Intensive in-person courses (15 to 25 hours of class per week) are the fastest route. The Goethe-Institut’s intensive format covers one full proficiency level in about three weeks of daily classes. At that pace, you could move from zero to B1 in roughly three to four months if you took courses back to back.
Group evening classes, typically meeting two or three times a week, are more common for people with jobs and other commitments. At that pace, expect each CEFR level to take three to six months. Reaching B1 could take a year or more, and C1 might take two to three years.
Self-study with apps, textbooks, and online resources is the most flexible but also the slowest for most people. Apps like Duolingo or Babbel work well for building vocabulary and getting daily exposure, but they rarely develop speaking or listening skills to an intermediate level on their own. Combining an app with a weekly tutor session and regular conversation practice closes that gap significantly.
Living in a German-speaking country accelerates learning dramatically, not because of passive absorption, but because you’re forced to use the language for real tasks every day. Many learners report that a few months of immersion abroad accomplishes what a year of evening classes does at home.
Realistic Timelines by Goal
Not everyone needs C1 fluency. Here’s what to expect based on what you actually want to do with German, assuming consistent study of about 10 hours per week (a mix of class time, self-study, and practice).
- Tourist basics (A1): 2 to 3 months. You can navigate airports, order meals, and handle simple social exchanges.
- Comfortable conversation (B1): 6 to 10 months. You can travel independently, follow TV shows with some effort, and have real conversations about everyday topics.
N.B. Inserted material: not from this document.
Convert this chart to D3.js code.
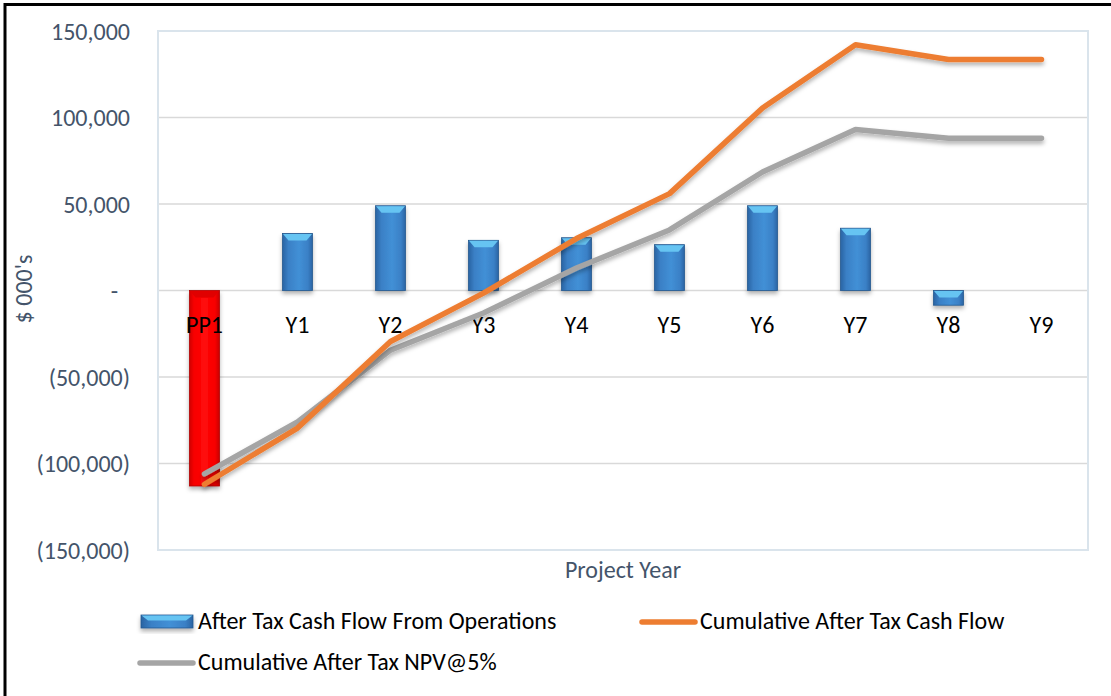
<!DOCTYPE html>
<html>
<head>
<meta charset="utf-8">
<script src="https://cdn.jsdelivr.net/npm/d3@7"></script>
<style>
  html, body { margin: 0; padding: 0; background: #fff; }
  svg { display: block; }
  text { font-family: Carlito, Lato, "Open Sans", sans-serif; }
</style>
</head>
<body>
<svg id="chart" width="1111" height="696"></svg>
<script>
// Project years and series values ($ 000's)
const years = ["PP1", "Y1", "Y2", "Y3", "Y4", "Y5", "Y6", "Y7", "Y8", "Y9"];
const cashFlowOps = [-113000, 33000, 49000, 29000, 30500, 26500, 49000, 36000, -8500, 0];
const cumCashFlow = [-112000, -79500, -29500, -1500, 30000, 56000, 105500, 142000, 133500, 133500];
const cumNPV = [-106000, -76000, -34500, -13000, 13000, 35000, 68500, 93000, 88000, 88000];
const yTicks = [150000, 100000, 50000, 0, -50000, -100000, -150000];

const svg = d3.select("#chart");
const W = 1111, H = 696;
const plot = { left: 158, right: 1088, top: 31, bottom: 550 };
const FS = "24px";

// Outer frame (left and top edges visible)
svg.append("rect").attr("x", 5).attr("y", 4.5).attr("width", W + 10).attr("height", H + 10)
  .attr("fill", "#fff").attr("stroke", "#000").attr("stroke-width", 3);

const defs = svg.append("defs");
const shadow = defs.append("filter").attr("id", "shadow")
  .attr("x", "-20%").attr("y", "-20%").attr("width", "140%").attr("height", "160%");
shadow.append("feDropShadow").attr("dx", 0).attr("dy", 3).attr("stdDeviation", 2)
  .attr("flood-color", "#000").attr("flood-opacity", 0.3);

const blueGrad = defs.append("linearGradient").attr("id", "blueBody").attr("x1", 0).attr("x2", 1);
[["0%", "#2a64a3"], ["20%", "#3a80c6"], ["55%", "#4290d6"], ["85%", "#3a80c6"], ["100%", "#2a64a3"]]
  .forEach(([o, c]) => blueGrad.append("stop").attr("offset", o).attr("stop-color", c));
const redGrad = defs.append("linearGradient").attr("id", "redBody").attr("x1", 0).attr("x2", 1);
[["0%", "#d00000"], ["15%", "#f80000"], ["50%", "#ff0a0a"], ["85%", "#f80000"], ["100%", "#c80000"]]
  .forEach(([o, c]) => redGrad.append("stop").attr("offset", o).attr("stop-color", c));

const x = d3.scaleBand().domain(years).range([plot.left, plot.right]).padding(0);
const y = d3.scaleLinear().domain([-150000, 150000]).range([plot.bottom, plot.top]);

// Gridlines
svg.append("g").selectAll("line").data(yTicks).join("line")
  .attr("x1", plot.left).attr("x2", plot.right)
  .attr("y1", d => y(d)).attr("y2", d => y(d))
  .attr("stroke", "#d9d9d9").attr("stroke-width", 1.5);

// Plot area border
svg.append("rect").attr("x", plot.left).attr("y", plot.top)
  .attr("width", plot.right - plot.left).attr("height", plot.bottom - plot.top)
  .attr("fill", "none").attr("stroke", "#dae4ec").attr("stroke-width", 2);

// Y axis labels
const fmt = d => d === 0 ? "-" : d < 0 ? "(" + d3.format(",")(-d) + ")" : d3.format(",")(d);
const yAxis = d3.axisLeft(y).tickValues(yTicks).tickFormat(fmt).tickSize(0).tickPadding(0);
const yg = svg.append("g").attr("transform", `translate(${plot.left - 28},0)`).call(yAxis);
yg.select(".domain").remove();
yg.selectAll("text").attr("fill", "#44546a").style("font-size", FS)
  .style("font-family", "Carlito, Lato, 'Open Sans', sans-serif").attr("dy", "0.35em");
yg.selectAll(".tick").filter(d => d === 0).select("text").attr("dx", "-12px");

// Bars
const barW = 30;
const bars = svg.append("g").attr("filter", "url(#shadow)");
years.forEach((yr, i) => {
  const v = cashFlowOps[i];
  if (v === 0) return;
  const x0 = x(yr) + x.bandwidth() / 2 - barW / 2;
  const top = Math.min(y(v), y(0));
  const h = Math.abs(y(v) - y(0));
  const isRed = i === 0;
  const g = bars.append("g");
  g.append("rect").attr("x", x0).attr("y", top).attr("width", barW).attr("height", h)
    .attr("fill", isRed ? "url(#redBody)" : "url(#blueBody)")
    .attr("stroke", isRed ? "#b00000" : "#24598f").attr("stroke-width", 0.8);
  const bev = Math.min(7, h / 2);
  g.append("path")
    .attr("d", `M${x0 + 0.5},${top + 0.5} L${x0 + barW - 0.5},${top + 0.5} L${x0 + barW - 6},${top + bev} L${x0 + 6},${top + bev} Z`)
    .attr("fill", isRed ? "#e00000" : "#66c4f2");
});

// Category labels
svg.append("g").selectAll("text").data(years).join("text")
  .attr("x", d => x(d) + x.bandwidth() / 2).attr("y", 333)
  .attr("text-anchor", "middle").attr("fill", "#000").style("font-size", FS)
  .text(d => d);

// Lines
const line = d3.line().x((d, i) => x(years[i]) + x.bandwidth() / 2).y(d => y(d));
svg.append("path").datum(cumNPV).attr("d", line).attr("fill", "none")
  .attr("stroke", "#a5a5a5").attr("stroke-width", 5.5)
  .attr("stroke-linecap", "round").attr("stroke-linejoin", "round").attr("filter", "url(#shadow)");
svg.append("path").datum(cumCashFlow).attr("d", line).attr("fill", "none")
  .attr("stroke", "#ed7d31").attr("stroke-width", 5.5)
  .attr("stroke-linecap", "round").attr("stroke-linejoin", "round").attr("filter", "url(#shadow)");

// Axis titles
svg.append("text").attr("transform", "translate(32,289) rotate(-90)")
  .attr("text-anchor", "middle").attr("fill", "#44546a").style("font-size", FS).text("$ 000's");
svg.append("text").attr("x", (plot.left + plot.right) / 2).attr("y", 578)
  .attr("text-anchor", "middle").attr("fill", "#44546a").style("font-size", FS).text("Project Year");

// Legend
const leg = svg.append("g");
const lb = leg.append("g").attr("filter", "url(#shadow)");
lb.append("rect").attr("x", 141).attr("y", 615).attr("width", 52).attr("height", 13)
  .attr("fill", "url(#blueBody)").attr("stroke", "#24598f").attr("stroke-width", 0.8);
lb.append("path").attr("d", "M141.5,615.5 L192.5,615.5 L186,620.5 L148,620.5 Z").attr("fill", "#66c4f2");
leg.append("text").attr("x", 198).attr("y", 629).style("font-size", FS).attr("fill", "#000")
  .text("After Tax Cash Flow From Operations");
leg.append("line").attr("x1", 642).attr("x2", 695).attr("y1", 622).attr("y2", 622)
  .attr("stroke", "#ed7d31").attr("stroke-width", 5.5).attr("stroke-linecap", "round");
leg.append("text").attr("x", 700).attr("y", 629).style("font-size", FS).attr("fill", "#000")
  .text("Cumulative After Tax Cash Flow");
leg.append("line").attr("x1", 140).attr("x2", 193).attr("y1", 663).attr("y2", 663)
  .attr("stroke", "#a5a5a5").attr("stroke-width", 5.5).attr("stroke-linecap", "round");
leg.append("text").attr("x", 198).attr("y", 670).style("font-size", FS).attr("fill", "#000")
  .text("Cumulative After Tax NPV@5%");
</script>
</body>
</html>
- University or professional use (B2): 12 to 18 months. You can work in a German-speaking office, follow lectures, and read professional material in your field.
- Full professional fluency (C1): 18 to 24 months. You can express nuanced opinions, understand implicit meaning, and function in nearly any situation without strain.
These ranges assume you’re an adult English speaker with no prior German experience. If you already speak Dutch, Swedish, or another Germanic language, you’ll move faster. Prior experience learning any foreign language also helps, because you’ve already developed the mental habits of studying grammar, memorizing vocabulary, and tolerating ambiguity.
What Consistent Practice Looks Like
Total hours matter more than calendar time, but how you distribute those hours matters too. Studying 30 minutes every day produces better results than cramming three hours on a Saturday. Daily exposure keeps vocabulary fresh and helps your brain internalize grammar patterns gradually.
A well-rounded weekly routine might include three or four hours of structured lessons (class or tutor), two to three hours of vocabulary review and grammar exercises, and three to four hours of immersion activities like watching German TV, listening to podcasts, or reading graded readers. Speaking practice is the piece most self-learners skip, and it’s the piece that makes the biggest difference. Even 15 minutes of conversation per day with a language partner or tutor builds fluency faster than an extra hour of flashcards.
Progress isn’t linear. Most learners experience a honeymoon phase in the first few months when new words and phrases come quickly. A plateau often hits around B1, where basic communication feels comfortable but expressing complex ideas still feels out of reach. Pushing through that plateau typically requires shifting from textbook study toward authentic content: German news, podcasts, books, and unscripted conversations with native speakers.